PT Astra International, Indonesia’s biggest automotive retailer, rose the most in seven weeks after reporting a 13 percent increase in first-half net income.
Astra gained 3.1 percent, the most since June 6, to 6,650 rupiah as of the mid-day break in Jakarta. The Jakarta Composite index climbed 1.6 percent. Astra said yesterday first-half net income increased to 9.7 trillion rupiah ($1 billion) as higher vehicle sales outweighed declining sales at palm oil unit PT Astra Agro Lestari. That’s 51 percent of the 19.1 trillion rupiah full-year estimate among 24 analysts in a Bloomberg survey. Astra sells Toyota Motor Corp. and Daihatsu Motor Co. vehicles and Honda Motor Co. motorcycles.
“First-half core earnings were slightly ahead of our forecast,” Erwan Teguh and Cindy Effendi, Jakarta-based analysts at CIMB Group Holdings Bhd., wrote in a report today. “Better Astra Agro production and the launch of low-cost cars by Toyota or Daihatsu are expected to revive growth in the fourth quarter.”
Rising vehicle sales help Jakarta-based Astra cushion the impact that declining commodity prices may have on heavy-equipment unit PT United Tractors and palm-oil producer Astra Agro. The Thomson Reuters/Jefferies CRB Index of raw materials dropped 7 percent in the first half as Europe’s debt crisis and slowing growth in China cut raw-materials demand.
Low borrowing costs are helping to spur vehicle sales as the central bank has kept its benchmark interest rate at a record low 5.75 percent for five straight months. Indonesia’s domestic vehicle sales gained 28 percent to 535,263 units in the six months to June from a year ago, Astra said on July 12. The company’s own vehicle sales increased 32 percent to 301,636 units over the period, while motorcycle sales were little changed from last year at 2.1 million units, it said.
CIMB today raised Astra’s share-price estimate to 7,700 rupiah from 7,600 rupiah. The stock is rated outperform, meaning its total return is expected to exceed a relevant benchmark’s total return by 5 percent or more over the next 12 months.
Still, vehicle sales may be impacted after Bank Indonesia required banks to ask for down payments, according to CIMB’s Teguh and Effendi.
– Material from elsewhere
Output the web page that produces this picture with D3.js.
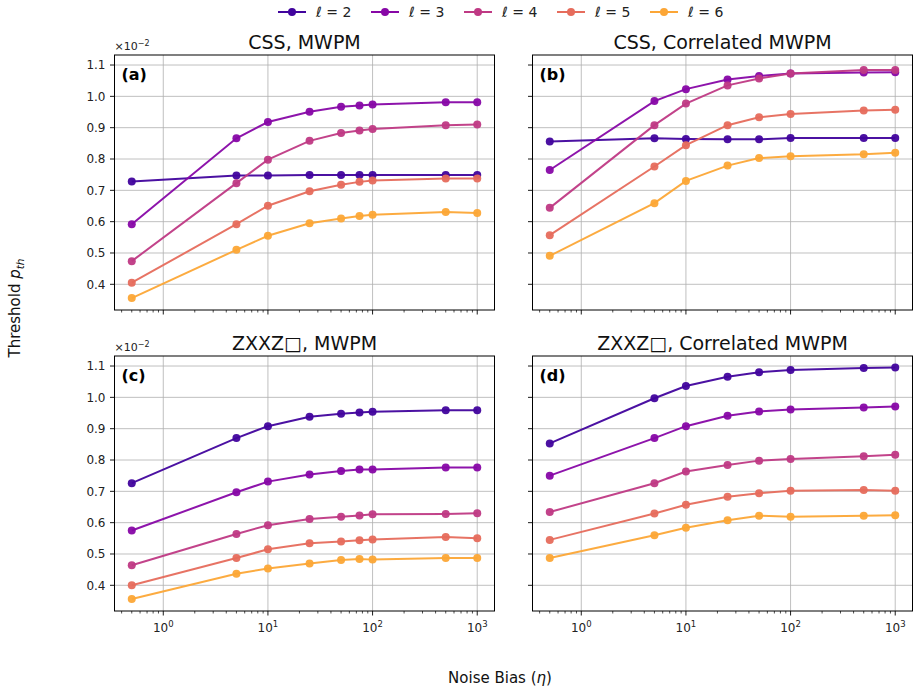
<!DOCTYPE html>
<html>
<head>
<meta charset="utf-8">
<script src="https://cdn.jsdelivr.net/npm/d3@7"></script>
<style>
  body { margin: 0; background: #fff; }
  svg { font-family: "DejaVu Sans", sans-serif; }
</style>
</head>
<body>
<svg width="920" height="693"></svg>
<script>
// noise bias values (panels a, c include eta = 75)
const ETA_FULL = [0.5, 5, 10, 25, 50, 75, 100, 500, 1000];
const ETA_SHORT = [0.5, 5, 10, 25, 50, 100, 500, 1000];
const DISTANCES = [2, 3, 4, 5, 6];
const Y_TICKS = [0.4, 0.5, 0.6, 0.7, 0.8, 0.9, 1.0, 1.1];
const X_TICKS = [1, 10, 100, 1000];

// thresholds (x 10^-2), one row per distance l = 2..6
const CSS_MWPM = [
    [0.728, 0.747, 0.747, 0.749, 0.749, 0.749, 0.749, 0.749, 0.749],
    [0.592, 0.866, 0.918, 0.951, 0.967, 0.971, 0.974, 0.981, 0.981],
    [0.474, 0.723, 0.798, 0.858, 0.883, 0.891, 0.896, 0.908, 0.910],
    [0.405, 0.592, 0.651, 0.697, 0.718, 0.727, 0.731, 0.738, 0.738],
    [0.356, 0.510, 0.555, 0.595, 0.610, 0.618, 0.622, 0.631, 0.628]
];
const CSS_CORR = [
    [0.856, 0.866, 0.864, 0.863, 0.863, 0.867, 0.867, 0.867],
    [0.765, 0.985, 1.023, 1.054, 1.065, 1.073, 1.076, 1.077],
    [0.644, 0.908, 0.977, 1.035, 1.057, 1.073, 1.084, 1.084],
    [0.557, 0.776, 0.844, 0.908, 0.933, 0.944, 0.955, 0.957],
    [0.491, 0.659, 0.730, 0.779, 0.803, 0.809, 0.815, 0.820]
];
const ZXXZ_MWPM = [
    [0.726, 0.870, 0.908, 0.938, 0.948, 0.952, 0.954, 0.959, 0.959],
    [0.575, 0.697, 0.731, 0.754, 0.765, 0.770, 0.770, 0.776, 0.776],
    [0.464, 0.564, 0.592, 0.612, 0.619, 0.623, 0.627, 0.628, 0.630],
    [0.400, 0.487, 0.515, 0.534, 0.540, 0.544, 0.546, 0.554, 0.550],
    [0.356, 0.437, 0.454, 0.470, 0.481, 0.484, 0.482, 0.487, 0.487]
];
const ZXXZ_CORR = [
    [0.853, 0.997, 1.036, 1.066, 1.080, 1.087, 1.094, 1.095],
    [0.750, 0.870, 0.908, 0.941, 0.955, 0.961, 0.968, 0.971],
    [0.634, 0.726, 0.763, 0.784, 0.798, 0.803, 0.812, 0.817],
    [0.545, 0.629, 0.657, 0.683, 0.694, 0.702, 0.704, 0.702],
    [0.487, 0.560, 0.584, 0.608, 0.622, 0.619, 0.622, 0.624]
];

const PANELS = [
    { title: 'CSS, MWPM', tag: '(a)', eta: ETA_FULL, data: CSS_MWPM, col: 0, row: 0 },
    { title: 'CSS, Correlated MWPM', tag: '(b)', eta: ETA_SHORT, data: CSS_CORR, col: 1, row: 0 },
    { title: 'ZXXZ\u25A1, MWPM', tag: '(c)', eta: ETA_FULL, data: ZXXZ_MWPM, col: 0, row: 1 },
    { title: 'ZXXZ\u25A1, Correlated MWPM', tag: '(d)', eta: ETA_SHORT, data: ZXXZ_CORR, col: 1, row: 1 }
];

const COLORS = [0.1, 0.275, 0.45, 0.625, 0.8].map(t => d3.interpolatePlasma(t));

const COL_X = [114.5, 532.5];
const ROW_Y = [55, 356];
const PW = 380, PH = 255;

const svg = d3.select('svg');

const x = d3.scaleLog().domain([Math.pow(10, -0.466), Math.pow(10, 3.165)]).range([0, PW]);
const y = d3.scaleLinear().domain([0.318, 1.132]).range([PH, 0]);

// minor ticks for log axis
const minorTicks = [];
for (let k = -1; k <= 3; k++) {
    for (let m = 2; m <= 9; m++) {
        const v = m * Math.pow(10, k);
        if (v >= x.domain()[0] && v <= x.domain()[1]) minorTicks.push(v);
    }
}

PANELS.forEach(p => {
    const g = svg.append('g')
        .attr('transform', `translate(${COL_X[p.col]},${ROW_Y[p.row]})`);

    // grid
    g.append('g').selectAll('line').data(X_TICKS).enter().append('line')
        .attr('x1', d => x(d)).attr('x2', d => x(d))
        .attr('y1', 0).attr('y2', PH)
        .attr('stroke', '#b0b0b0').attr('stroke-width', 0.8);
    g.append('g').selectAll('line').data(Y_TICKS).enter().append('line')
        .attr('x1', 0).attr('x2', PW)
        .attr('y1', d => y(d)).attr('y2', d => y(d))
        .attr('stroke', '#b0b0b0').attr('stroke-width', 0.8);

    // series
    const line = d3.line().x(d => x(d[0])).y(d => y(d[1]));
    p.data.forEach((vals, i) => {
        const pts = p.eta.map((e, j) => [e, vals[j]]);
        g.append('path')
            .datum(pts)
            .attr('d', line)
            .attr('fill', 'none')
            .attr('stroke', COLORS[i])
            .attr('stroke-width', 2)
            .attr('opacity', 0.95);
        g.append('g').selectAll('circle').data(pts).enter().append('circle')
            .attr('cx', d => x(d[0]))
            .attr('cy', d => y(d[1]))
            .attr('r', 4)
            .attr('fill', COLORS[i])
            .attr('opacity', 0.95);
    });

    // frame
    g.append('rect')
        .attr('width', PW).attr('height', PH)
        .attr('fill', 'none').attr('stroke', '#000').attr('stroke-width', 1);

    // x axis ticks
    const xa = g.append('g').attr('transform', `translate(0,${PH})`);
    xa.selectAll('.maj').data(X_TICKS).enter().append('line')
        .attr('x1', d => x(d)).attr('x2', d => x(d))
        .attr('y1', 0).attr('y2', 4.5).attr('stroke', '#000').attr('stroke-width', 0.9);
    xa.selectAll('.min').data(minorTicks).enter().append('line')
        .attr('x1', d => x(d)).attr('x2', d => x(d))
        .attr('y1', 0).attr('y2', 2.5).attr('stroke', '#000').attr('stroke-width', 0.7);
    if (p.row === 1) {
        const lbl = xa.selectAll('text').data(X_TICKS).enter().append('text')
            .attr('x', d => x(d)).attr('y', 21)
            .attr('text-anchor', 'middle')
            .attr('font-size', 12).attr('fill', '#222');
        lbl.append('tspan').text('10');
        lbl.append('tspan').attr('font-size', 8.5).attr('dy', -5)
            .text(d => Math.round(Math.log10(d)));
    }

    // y axis ticks
    const ya = g.append('g');
    ya.selectAll('line').data(Y_TICKS).enter().append('line')
        .attr('x1', -4.5).attr('x2', 0)
        .attr('y1', d => y(d)).attr('y2', d => y(d))
        .attr('stroke', '#000').attr('stroke-width', 0.9);
    if (p.col === 0) {
        ya.selectAll('text').data(Y_TICKS).enter().append('text')
            .attr('x', -9).attr('y', d => y(d) + 4.3)
            .attr('text-anchor', 'end')
            .attr('font-size', 12).attr('fill', '#222')
            .text(d => d.toFixed(1));
        const off = g.append('text').attr('x', 0).attr('y', -5)
            .attr('font-size', 11).attr('fill', '#222');
        off.append('tspan').text('\u00D710');
        off.append('tspan').attr('font-size', 8).attr('dy', -4).text('\u22122');
    }

    // title and panel tag
    g.append('text')
        .attr('x', PW / 2).attr('y', -6)
        .attr('text-anchor', 'middle')
        .attr('font-size', 19).attr('fill', '#111')
        .text(p.title);
    g.append('text')
        .attr('x', 7).attr('y', 25)
        .attr('font-size', 16).attr('font-weight', 'bold').attr('fill', '#000')
        .text(p.tag);
});

// legend
const legend = svg.append('g').selectAll('g').data(DISTANCES).enter().append('g')
    .attr('transform', (d, i) => `translate(${278 + i * 93},12)`);
legend.append('line')
    .attr('x1', 0).attr('x2', 28).attr('y1', 0).attr('y2', 0)
    .attr('stroke', (d, i) => COLORS[i]).attr('stroke-width', 2);
legend.append('circle')
    .attr('cx', 14).attr('cy', 0).attr('r', 4)
    .attr('fill', (d, i) => COLORS[i]);
const lt = legend.append('text')
    .attr('x', 38).attr('y', 5)
    .attr('font-size', 14).attr('fill', '#222');
lt.append('tspan').attr('font-style', 'italic').text('\u2113');
lt.append('tspan').text(d => ' = ' + d);

// axis labels
svg.append('text')
    .attr('x', 500).attr('y', 683)
    .attr('text-anchor', 'middle')
    .attr('font-size', 15).attr('fill', '#111')
    .call(t => {
        t.append('tspan').text('Noise Bias (');
        t.append('tspan').attr('font-style', 'italic').text('\u03B7');
        t.append('tspan').text(')');
    });
const yl = svg.append('text')
    .attr('transform', 'translate(20,308) rotate(-90)')
    .attr('text-anchor', 'middle')
    .attr('font-size', 15).attr('fill', '#111');
yl.append('tspan').text('Threshold ');
yl.append('tspan').attr('font-style', 'italic').text('p');
yl.append('tspan').attr('font-style', 'italic').attr('font-size', 10.5).attr('dy', 4).text('th');
</script>
</body>
</html>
As of June 15, the central bank set the minimum down payment for four-wheeled vehicle loans at 30 percent, motorcycles at 25 percent and commercial vehicles at 20 percent.
The CIMB analysts also expect a “sharp drop” in United Tractors’ heavy equipment sales in the third quarter.
United Tractors reduced its 2012 sales target by 10 percent to 8,800 units, the same amount it sold last year, as lower coal prices cut demand for its heavy equipment, Corporate Secretary Sara K. Loebis said yesterday.